Underneath this impressive exterior however, lies someone who’s barely keeping it together. Her biggest barriers? Denial. Avoidance. The old ‘head in the sand’ routine that in the past I’ve been all too familiar with.

We’ve all been there, right?

As my friend shared her concerns I was reminded of my own past. For years I played the strong independent woman and could not, would not, ask for help. Asking for help would mean I had failed - as though I was some kind of super-human being. I felt as though everyone else had it together so what the hell was wrong with me that I didn't?

The truth is that no-one has it all together.

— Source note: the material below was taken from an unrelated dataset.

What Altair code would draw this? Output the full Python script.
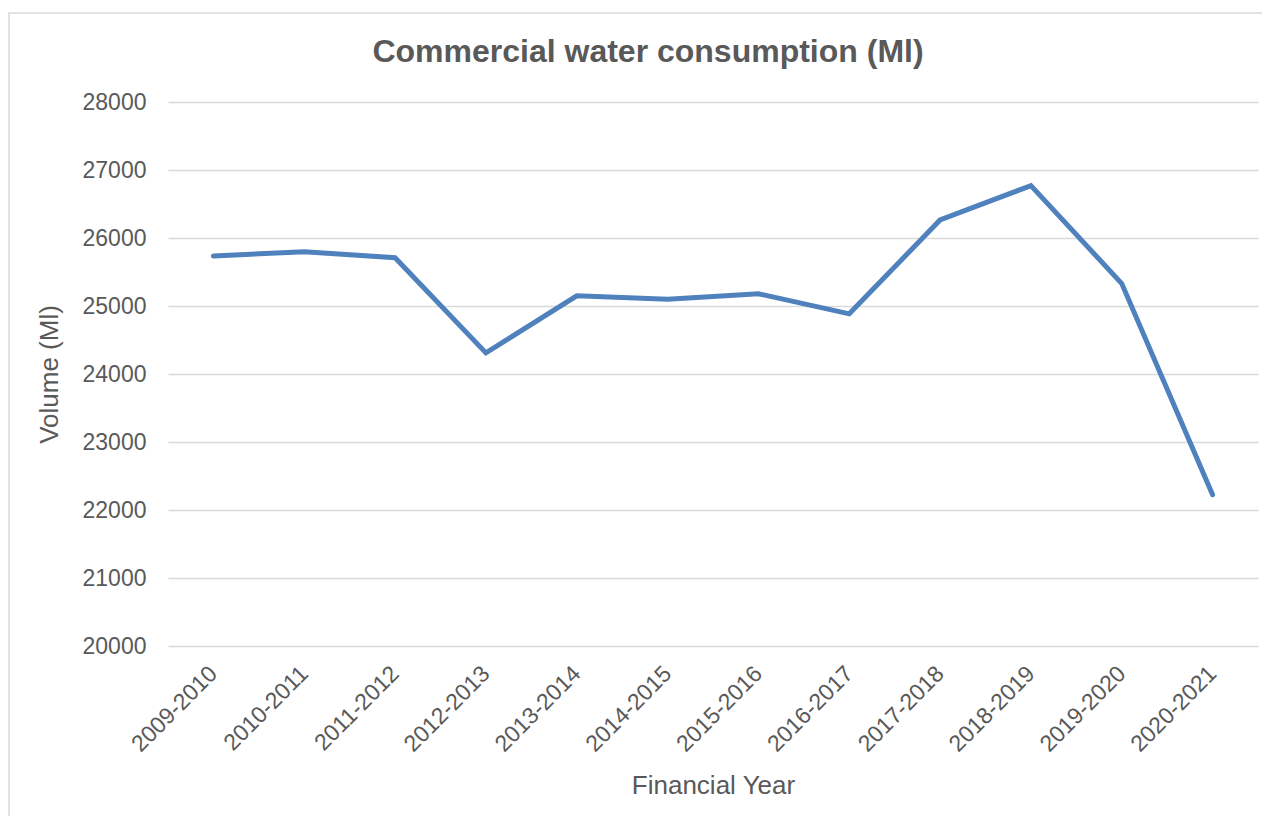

On paper I had everything going for me but on the inside I was miserable. I was popping beta blockers to ward off panic attacks at work and would burst into tears at the drop of a hat. I had spent years running from my demons and it was finally catching up with me. I didn’t want to deal with it so I pretended everything was okay and kept running until I pretty much had a breakdown.

And that was the best thing that happened to me.

What followed was years of recovery. I had to admit I wasn't okay, face my demons and start to recover my health. What I discovered during that time is that true strength lies not in pretending we have our s*** together but in admitting when we don’t. It takes courage to admit we’re not doing okay and to step into vulnerability.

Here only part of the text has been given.